DIRECTION ▸ In the lines below, output everything from the first line through the line containing "ax = fig.add_axes([78/447, 1" exactly as it is. Pictures are not part of the output.

-------- COLLECTED DATA

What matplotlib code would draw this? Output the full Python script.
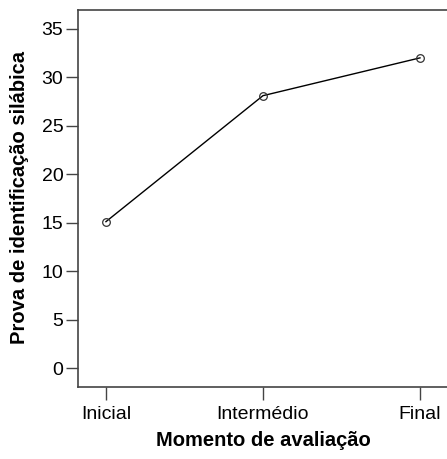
import matplotlib
matplotlib.use("Agg")
import matplotlib.pyplot as plt

# mean scores per assessment moment
momentos = ["Inicial", "Intermédio", "Final"]
media = [15.1, 28.1, 32.0]
yticks = [0, 5, 10, 15, 20, 25, 30, 35]

plt.rcParams['font.family'] = ['Liberation Sans', 'DejaVu Sans']

fig = plt.figure(figsize=(4.47, 4.59), dpi=100)
ax = fig.add_axes([78/447, 1 - 387/459, 1 - 78/447, 377/459])

xpos = list(range(len(momentos)))
ax.plot(xpos, media, color='black', lw=1.0, marker='o', markersize=5.5,
        markerfacecolor='none', markeredgecolor='#333333', markeredgewidth=0.9)

ax.set_xlim(-0.178, 2.172)
ax.set_ylim(-1.96, 36.94)
ax.set_xticks(xpos)
ax.set_xticklabels(momentos)
ax.set_yticks(yticks)

for s in ['left', 'bottom', 'top']:
    ax.spines[s].set_color('#444444')
    ax.spines[s].set_linewidth(1.2)
ax.spines['right'].set_visible(False)

ax.tick_params(axis='both', direction='out', length=9, width=1.0, color='#444444',
               labelsize=14, labelcolor='black')
ax.tick_params(axis='x', pad=5)
ax.tick_params(axis='y', pad=1.5)

ax.set_xlabel("Momento de avaliação", fontsize=14.5, fontweight='bold')
ax.set_ylabel("Prova de identificação silábica", fontsize=14.5, fontweight='bold')
ax.xaxis.set_label_coords((263 - 78) / 369, (387 - 441) / 377)
ax.yaxis.set_label_coords((20 - 78) / 369, (387 - 198) / 377)
ax.xaxis.label.set_va('center')
ax.yaxis.label.set_va('center')

fig.savefig("out.png", dpi=100)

----------------

COMPLETE ANSWER ▸
What matplotlib code would draw this? Output the full Python script.
import matplotlib
matplotlib.use("Agg")
import matplotlib.pyplot as plt

# mean scores per assessment moment
momentos = ["Inicial", "Intermédio", "Final"]
media = [15.1, 28.1, 32.0]
yticks = [0, 5, 10, 15, 20, 25, 30, 35]

plt.rcParams['font.family'] = ['Liberation Sans', 'DejaVu Sans']

fig = plt.figure(figsize=(4.47, 4.59), dpi=100)
ax = fig.add_axes([78/447, 1 - 387/459, 1 - 78/447, 377/459])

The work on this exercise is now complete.